◆ WHAT THE TASK REQUIRES: Transcribe every entry word for word, leaving out all images.

◆ MATERIAL FOR THIS EXERCISE:

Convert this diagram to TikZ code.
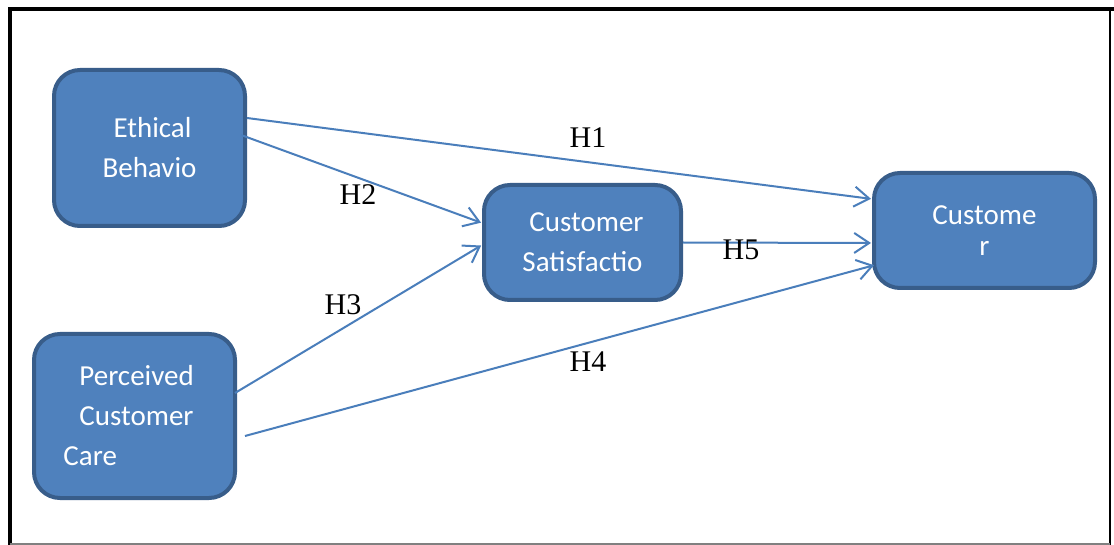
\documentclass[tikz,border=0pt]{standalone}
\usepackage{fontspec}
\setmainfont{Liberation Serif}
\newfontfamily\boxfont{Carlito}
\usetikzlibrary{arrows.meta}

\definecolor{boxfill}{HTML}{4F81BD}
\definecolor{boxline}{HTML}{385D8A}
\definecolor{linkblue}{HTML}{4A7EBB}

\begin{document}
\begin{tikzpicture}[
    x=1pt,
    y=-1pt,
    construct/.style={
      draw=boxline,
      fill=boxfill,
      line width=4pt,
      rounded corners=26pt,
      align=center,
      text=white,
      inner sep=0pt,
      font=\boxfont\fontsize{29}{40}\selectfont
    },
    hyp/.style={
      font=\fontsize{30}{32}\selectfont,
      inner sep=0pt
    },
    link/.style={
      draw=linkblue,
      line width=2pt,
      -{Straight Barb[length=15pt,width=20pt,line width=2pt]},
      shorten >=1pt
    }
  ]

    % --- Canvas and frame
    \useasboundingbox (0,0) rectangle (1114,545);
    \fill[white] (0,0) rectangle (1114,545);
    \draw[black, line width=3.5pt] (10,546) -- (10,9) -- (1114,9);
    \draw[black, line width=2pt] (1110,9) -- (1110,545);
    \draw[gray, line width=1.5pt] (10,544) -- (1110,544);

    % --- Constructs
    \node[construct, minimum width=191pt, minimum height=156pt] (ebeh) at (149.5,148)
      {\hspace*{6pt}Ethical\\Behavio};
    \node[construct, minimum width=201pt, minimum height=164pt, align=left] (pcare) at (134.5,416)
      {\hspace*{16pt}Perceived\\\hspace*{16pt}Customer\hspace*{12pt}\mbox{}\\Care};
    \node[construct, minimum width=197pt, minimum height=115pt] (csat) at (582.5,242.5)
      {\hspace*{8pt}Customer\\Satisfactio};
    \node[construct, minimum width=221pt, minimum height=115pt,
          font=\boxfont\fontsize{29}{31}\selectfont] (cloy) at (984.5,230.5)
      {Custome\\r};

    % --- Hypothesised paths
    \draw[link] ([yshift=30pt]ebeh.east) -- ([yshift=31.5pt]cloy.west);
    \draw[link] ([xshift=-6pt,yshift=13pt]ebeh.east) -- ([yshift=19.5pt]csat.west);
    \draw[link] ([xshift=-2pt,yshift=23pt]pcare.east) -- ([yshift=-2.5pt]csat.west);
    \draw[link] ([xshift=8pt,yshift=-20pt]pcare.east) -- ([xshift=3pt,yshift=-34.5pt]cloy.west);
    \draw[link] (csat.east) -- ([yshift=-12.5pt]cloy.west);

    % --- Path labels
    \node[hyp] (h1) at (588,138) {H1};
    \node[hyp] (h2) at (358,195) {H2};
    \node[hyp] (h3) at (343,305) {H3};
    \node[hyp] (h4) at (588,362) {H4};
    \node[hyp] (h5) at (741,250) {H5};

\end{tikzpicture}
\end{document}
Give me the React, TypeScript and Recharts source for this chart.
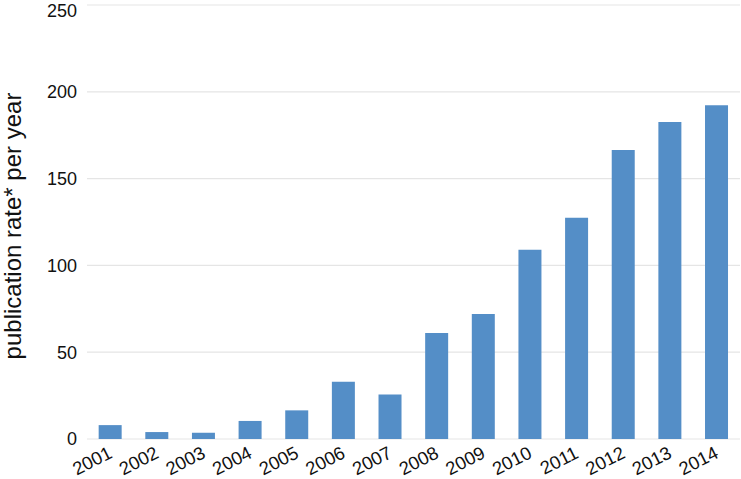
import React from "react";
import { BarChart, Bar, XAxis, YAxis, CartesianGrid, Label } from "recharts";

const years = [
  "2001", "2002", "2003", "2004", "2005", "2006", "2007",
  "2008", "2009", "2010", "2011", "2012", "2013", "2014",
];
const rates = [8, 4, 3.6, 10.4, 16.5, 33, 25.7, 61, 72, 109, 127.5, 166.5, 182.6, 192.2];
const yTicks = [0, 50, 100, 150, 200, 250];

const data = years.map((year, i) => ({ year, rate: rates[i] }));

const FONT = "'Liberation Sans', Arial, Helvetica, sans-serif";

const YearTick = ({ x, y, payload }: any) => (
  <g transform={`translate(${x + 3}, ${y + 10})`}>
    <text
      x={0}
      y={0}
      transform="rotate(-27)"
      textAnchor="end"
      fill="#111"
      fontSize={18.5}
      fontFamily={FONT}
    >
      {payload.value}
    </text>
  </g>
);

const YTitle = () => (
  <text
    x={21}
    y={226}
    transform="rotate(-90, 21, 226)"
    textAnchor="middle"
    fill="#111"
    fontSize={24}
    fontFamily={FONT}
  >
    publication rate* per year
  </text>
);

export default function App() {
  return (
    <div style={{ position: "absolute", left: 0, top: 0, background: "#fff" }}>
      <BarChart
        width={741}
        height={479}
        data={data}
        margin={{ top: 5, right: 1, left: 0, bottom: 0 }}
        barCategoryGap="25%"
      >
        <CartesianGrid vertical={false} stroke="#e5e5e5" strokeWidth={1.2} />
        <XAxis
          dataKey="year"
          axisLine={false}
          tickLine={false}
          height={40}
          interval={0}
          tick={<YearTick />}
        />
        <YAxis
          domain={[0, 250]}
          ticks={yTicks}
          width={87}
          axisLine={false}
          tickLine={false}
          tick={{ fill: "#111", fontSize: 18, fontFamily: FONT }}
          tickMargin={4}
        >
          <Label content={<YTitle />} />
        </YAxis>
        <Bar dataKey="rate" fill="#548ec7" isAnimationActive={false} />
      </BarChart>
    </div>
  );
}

◆ OUTPUT OF THE TASK:
Convert this diagram to TikZ code.
\documentclass[tikz,border=0pt]{standalone}
\usepackage{fontspec}
\setmainfont{Liberation Serif}
\newfontfamily\boxfont{Carlito}
\usetikzlibrary{arrows.meta}

\definecolor{boxfill}{HTML}{4F81BD}
\definecolor{boxline}{HTML}{385D8A}
\definecolor{linkblue}{HTML}{4A7EBB}

\begin{document}
\begin{tikzpicture}[
    x=1pt,
    y=-1pt,
    construct/.style={
      draw=boxline,
      fill=boxfill,
      line width=4pt,
      rounded corners=26pt,
      align=center,
      text=white,
      inner sep=0pt,
      font=\boxfont\fontsize{29}{40}\selectfont
    },
    hyp/.style={
      font=\fontsize{30}{32}\selectfont,
      inner sep=0pt
    },
    link/.style={
      draw=linkblue,
      line width=2pt,
      -{Straight Barb[length=15pt,width=20pt,line width=2pt]},
      shorten >=1pt
    }
  ]

    % --- Canvas and frame
    \useasboundingbox (0,0) rectangle (1114,545);
    \fill[white] (0,0) rectangle (1114,545);
    \draw[black, line width=3.5pt] (10,546) -- (10,9) -- (1114,9);
    \draw[black, line width=2pt] (1110,9) -- (1110,545);
    \draw[gray, line width=1.5pt] (10,544) -- (1110,544);

    % --- Constructs
    \node[construct, minimum width=191pt, minimum height=156pt] (ebeh) at (149.5,148)
      {\hspace*{6pt}Ethical\\Behavio};
    \node[construct, minimum width=201pt, minimum height=164pt, align=left] (pcare) at (134.5,416)
      {\hspace*{16pt}Perceived\\\hspace*{16pt}Customer\hspace*{12pt}\mbox{}\\Care};
    \node[construct, minimum width=197pt, minimum height=115pt] (csat) at (582.5,242.5)
      {\hspace*{8pt}Customer\\Satisfactio};
    \node[construct, minimum width=221pt, minimum height=115pt,
          font=\boxfont\fontsize{29}{31}\selectfont] (cloy) at (984.5,230.5)
      {Custome\\r};

    % --- Hypothesised paths
    \draw[link] ([yshift=30pt]ebeh.east) -- ([yshift=31.5pt]cloy.west);
    \draw[link] ([xshift=-6pt,yshift=13pt]ebeh.east) -- ([yshift=19.5pt]csat.west);
    \draw[link] ([xshift=-2pt,yshift=23pt]pcare.east) -- ([yshift=-2.5pt]csat.west);
    \draw[link] ([xshift=8pt,yshift=-20pt]pcare.east) -- ([xshift=3pt,yshift=-34.5pt]cloy.west);
    \draw[link] (csat.east) -- ([yshift=-12.5pt]cloy.west);

    % --- Path labels
    \node[hyp] (h1) at (588,138) {H1};
    \node[hyp] (h2) at (358,195) {H2};
    \node[hyp] (h3) at (343,305) {H3};
    \node[hyp] (h4) at (588,362) {H4};
    \node[hyp] (h5) at (741,250) {H5};

\end{tikzpicture}
\end{document}
Give me the React, TypeScript and Recharts source for this chart.
import React from "react";
import { BarChart, Bar, XAxis, YAxis, CartesianGrid, Label } from "recharts";

const years = [
  "2001", "2002", "2003", "2004", "2005", "2006", "2007",
  "2008", "2009", "2010", "2011", "2012", "2013", "2014",
];
const rates = [8, 4, 3.6, 10.4, 16.5, 33, 25.7, 61, 72, 109, 127.5, 166.5, 182.6, 192.2];
const yTicks = [0, 50, 100, 150, 200, 250];

const data = years.map((year, i) => ({ year, rate: rates[i] }));

const FONT = "'Liberation Sans', Arial, Helvetica, sans-serif";

const YearTick = ({ x, y, payload }: any) => (
  <g transform={`translate(${x + 3}, ${y + 10})`}>
    <text
      x={0}
      y={0}
      transform="rotate(-27)"
      textAnchor="end"
      fill="#111"
      fontSize={18.5}
      fontFamily={FONT}
    >
      {payload.value}
    </text>
  </g>
);

const YTitle = () => (
  <text
    x={21}
    y={226}
    transform="rotate(-90, 21, 226)"
    textAnchor="middle"
    fill="#111"
    fontSize={24}
    fontFamily={FONT}
  >
    publication rate* per year
  </text>
);

export default function App() {
  return (
    <div style={{ position: "absolute", left: 0, top: 0, background: "#fff" }}>
      <BarChart
        width={741}
        height={479}
        data={data}
        margin={{ top: 5, right: 1, left: 0, bottom: 0 }}
        barCategoryGap="25%"
      >
        <CartesianGrid vertical={false} stroke="#e5e5e5" strokeWidth={1.2} />
        <XAxis
          dataKey="year"
          axisLine={false}
          tickLine={false}
          height={40}
          interval={0}
          tick={<YearTick />}
        />
        <YAxis
          domain={[0, 250]}
          ticks={yTicks}
          width={87}
          axisLine={false}
          tickLine={false}
          tick={{ fill: "#111", fontSize: 18, fontFamily: FONT }}
          tickMargin={4}
        >
          <Label content={<YTitle />} />
        </YAxis>
        <Bar dataKey="rate" fill="#548ec7" isAnimationActive={false} />
      </BarChart>
    </div>
  );
}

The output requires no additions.